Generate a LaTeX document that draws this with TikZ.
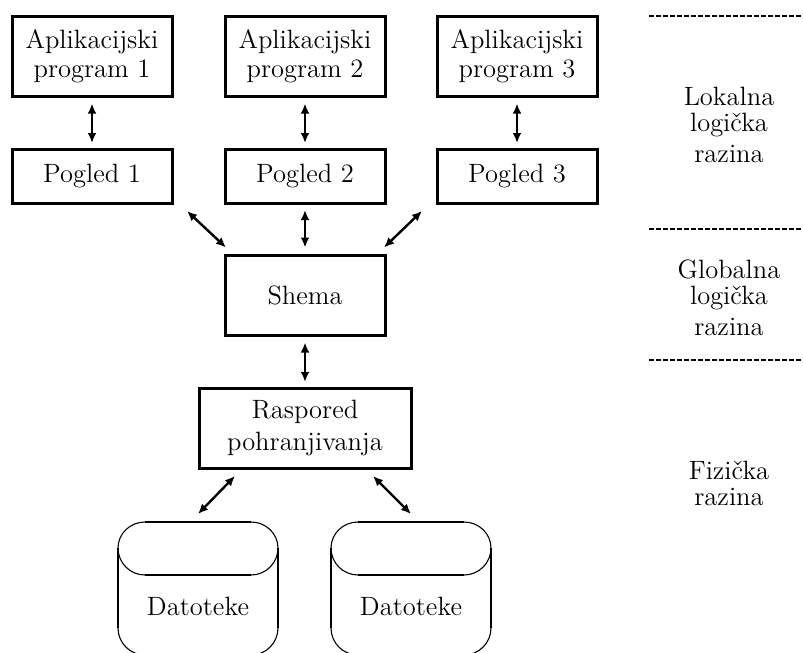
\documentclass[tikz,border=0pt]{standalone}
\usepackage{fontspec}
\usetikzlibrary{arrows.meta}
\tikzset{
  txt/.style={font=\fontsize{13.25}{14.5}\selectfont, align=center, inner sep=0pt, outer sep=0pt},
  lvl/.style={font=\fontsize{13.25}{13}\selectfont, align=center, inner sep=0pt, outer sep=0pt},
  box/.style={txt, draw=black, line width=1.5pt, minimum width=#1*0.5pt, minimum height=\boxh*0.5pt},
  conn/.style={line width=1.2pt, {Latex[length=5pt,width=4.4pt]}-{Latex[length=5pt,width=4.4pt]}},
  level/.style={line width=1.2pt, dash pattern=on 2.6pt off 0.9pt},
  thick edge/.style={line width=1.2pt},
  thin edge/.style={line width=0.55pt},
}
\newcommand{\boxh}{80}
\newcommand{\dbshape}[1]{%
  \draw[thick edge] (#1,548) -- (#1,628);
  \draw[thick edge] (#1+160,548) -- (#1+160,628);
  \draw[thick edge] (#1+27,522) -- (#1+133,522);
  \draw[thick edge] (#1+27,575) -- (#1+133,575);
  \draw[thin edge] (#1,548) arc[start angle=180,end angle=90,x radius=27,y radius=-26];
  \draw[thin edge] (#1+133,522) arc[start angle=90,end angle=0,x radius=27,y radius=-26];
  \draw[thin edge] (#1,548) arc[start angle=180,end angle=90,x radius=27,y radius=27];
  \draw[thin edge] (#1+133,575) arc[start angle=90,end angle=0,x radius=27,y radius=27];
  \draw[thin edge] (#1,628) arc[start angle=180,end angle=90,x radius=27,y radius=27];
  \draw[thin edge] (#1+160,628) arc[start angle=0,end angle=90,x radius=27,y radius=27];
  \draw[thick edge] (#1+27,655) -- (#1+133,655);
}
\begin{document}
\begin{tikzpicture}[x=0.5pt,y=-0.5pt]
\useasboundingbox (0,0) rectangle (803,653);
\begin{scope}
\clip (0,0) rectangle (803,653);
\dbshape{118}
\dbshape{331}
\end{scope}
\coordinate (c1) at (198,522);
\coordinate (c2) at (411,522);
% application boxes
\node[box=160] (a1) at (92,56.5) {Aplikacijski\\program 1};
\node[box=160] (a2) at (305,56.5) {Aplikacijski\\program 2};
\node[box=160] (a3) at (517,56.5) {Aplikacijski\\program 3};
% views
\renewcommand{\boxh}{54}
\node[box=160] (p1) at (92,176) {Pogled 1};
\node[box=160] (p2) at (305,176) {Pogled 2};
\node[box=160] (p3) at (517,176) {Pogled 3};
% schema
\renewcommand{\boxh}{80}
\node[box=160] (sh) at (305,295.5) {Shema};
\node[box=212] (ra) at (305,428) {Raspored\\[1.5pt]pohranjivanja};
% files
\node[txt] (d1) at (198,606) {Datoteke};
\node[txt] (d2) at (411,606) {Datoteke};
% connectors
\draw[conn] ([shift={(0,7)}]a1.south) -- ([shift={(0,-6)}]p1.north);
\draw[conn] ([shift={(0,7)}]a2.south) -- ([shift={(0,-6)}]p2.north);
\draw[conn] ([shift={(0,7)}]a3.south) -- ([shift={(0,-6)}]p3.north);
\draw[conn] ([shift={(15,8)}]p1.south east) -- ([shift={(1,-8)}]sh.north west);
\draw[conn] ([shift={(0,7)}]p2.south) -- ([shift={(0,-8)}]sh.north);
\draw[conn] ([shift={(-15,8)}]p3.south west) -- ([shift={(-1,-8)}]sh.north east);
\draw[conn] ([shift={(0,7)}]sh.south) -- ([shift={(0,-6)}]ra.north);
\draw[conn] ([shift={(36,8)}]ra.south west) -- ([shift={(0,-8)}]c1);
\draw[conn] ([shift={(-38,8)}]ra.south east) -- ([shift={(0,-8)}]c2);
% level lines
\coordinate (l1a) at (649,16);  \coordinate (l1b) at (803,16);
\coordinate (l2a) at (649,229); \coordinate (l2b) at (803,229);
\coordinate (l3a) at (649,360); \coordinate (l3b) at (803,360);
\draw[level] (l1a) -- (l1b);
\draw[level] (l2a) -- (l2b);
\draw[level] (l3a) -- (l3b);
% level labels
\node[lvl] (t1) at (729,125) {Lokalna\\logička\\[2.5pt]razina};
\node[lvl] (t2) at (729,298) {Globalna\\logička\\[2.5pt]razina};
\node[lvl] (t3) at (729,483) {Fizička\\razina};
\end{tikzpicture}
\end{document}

— Task statement —
Reproduce the material word for word, minus the images.

— Reply —
Generate a LaTeX document that draws this with TikZ.
\documentclass[tikz,border=0pt]{standalone}
\usepackage{fontspec}
\usetikzlibrary{arrows.meta}
\tikzset{
  txt/.style={font=\fontsize{13.25}{14.5}\selectfont, align=center, inner sep=0pt, outer sep=0pt},
  lvl/.style={font=\fontsize{13.25}{13}\selectfont, align=center, inner sep=0pt, outer sep=0pt},
  box/.style={txt, draw=black, line width=1.5pt, minimum width=#1*0.5pt, minimum height=\boxh*0.5pt},
  conn/.style={line width=1.2pt, {Latex[length=5pt,width=4.4pt]}-{Latex[length=5pt,width=4.4pt]}},
  level/.style={line width=1.2pt, dash pattern=on 2.6pt off 0.9pt},
  thick edge/.style={line width=1.2pt},
  thin edge/.style={line width=0.55pt},
}
\newcommand{\boxh}{80}
\newcommand{\dbshape}[1]{%
  \draw[thick edge] (#1,548) -- (#1,628);
  \draw[thick edge] (#1+160,548) -- (#1+160,628);
  \draw[thick edge] (#1+27,522) -- (#1+133,522);
  \draw[thick edge] (#1+27,575) -- (#1+133,575);
  \draw[thin edge] (#1,548) arc[start angle=180,end angle=90,x radius=27,y radius=-26];
  \draw[thin edge] (#1+133,522) arc[start angle=90,end angle=0,x radius=27,y radius=-26];
  \draw[thin edge] (#1,548) arc[start angle=180,end angle=90,x radius=27,y radius=27];
  \draw[thin edge] (#1+133,575) arc[start angle=90,end angle=0,x radius=27,y radius=27];
  \draw[thin edge] (#1,628) arc[start angle=180,end angle=90,x radius=27,y radius=27];
  \draw[thin edge] (#1+160,628) arc[start angle=0,end angle=90,x radius=27,y radius=27];
  \draw[thick edge] (#1+27,655) -- (#1+133,655);
}
\begin{document}
\begin{tikzpicture}[x=0.5pt,y=-0.5pt]
\useasboundingbox (0,0) rectangle (803,653);
\begin{scope}
\clip (0,0) rectangle (803,653);
\dbshape{118}
\dbshape{331}
\end{scope}
\coordinate (c1) at (198,522);
\coordinate (c2) at (411,522);
% application boxes
\node[box=160] (a1) at (92,56.5) {Aplikacijski\\program 1};
\node[box=160] (a2) at (305,56.5) {Aplikacijski\\program 2};
\node[box=160] (a3) at (517,56.5) {Aplikacijski\\program 3};
% views
\renewcommand{\boxh}{54}
\node[box=160] (p1) at (92,176) {Pogled 1};
\node[box=160] (p2) at (305,176) {Pogled 2};
\node[box=160] (p3) at (517,176) {Pogled 3};
% schema
\renewcommand{\boxh}{80}
\node[box=160] (sh) at (305,295.5) {Shema};
\node[box=212] (ra) at (305,428) {Raspored\\[1.5pt]pohranjivanja};
% files
\node[txt] (d1) at (198,606) {Datoteke};
\node[txt] (d2) at (411,606) {Datoteke};
% connectors
\draw[conn] ([shift={(0,7)}]a1.south) -- ([shift={(0,-6)}]p1.north);
\draw[conn] ([shift={(0,7)}]a2.south) -- ([shift={(0,-6)}]p2.north);
\draw[conn] ([shift={(0,7)}]a3.south) -- ([shift={(0,-6)}]p3.north);
\draw[conn] ([shift={(15,8)}]p1.south east) -- ([shift={(1,-8)}]sh.north west);
\draw[conn] ([shift={(0,7)}]p2.south) -- ([shift={(0,-8)}]sh.north);
\draw[conn] ([shift={(-15,8)}]p3.south west) -- ([shift={(-1,-8)}]sh.north east);
\draw[conn] ([shift={(0,7)}]sh.south) -- ([shift={(0,-6)}]ra.north);
\draw[conn] ([shift={(36,8)}]ra.south west) -- ([shift={(0,-8)}]c1);
\draw[conn] ([shift={(-38,8)}]ra.south east) -- ([shift={(0,-8)}]c2);
% level lines
\coordinate (l1a) at (649,16);  \coordinate (l1b) at (803,16);
\coordinate (l2a) at (649,229); \coordinate (l2b) at (803,229);
\coordinate (l3a) at (649,360); \coordinate (l3b) at (803,360);
\draw[level] (l1a) -- (l1b);
\draw[level] (l2a) -- (l2b);
\draw[level] (l3a) -- (l3b);
% level labels
\node[lvl] (t1) at (729,125) {Lokalna\\logička\\[2.5pt]razina};
\node[lvl] (t2) at (729,298) {Globalna\\logička\\[2.5pt]razina};
\node[lvl] (t3) at (729,483) {Fizička\\razina};
\end{tikzpicture}
\end{document}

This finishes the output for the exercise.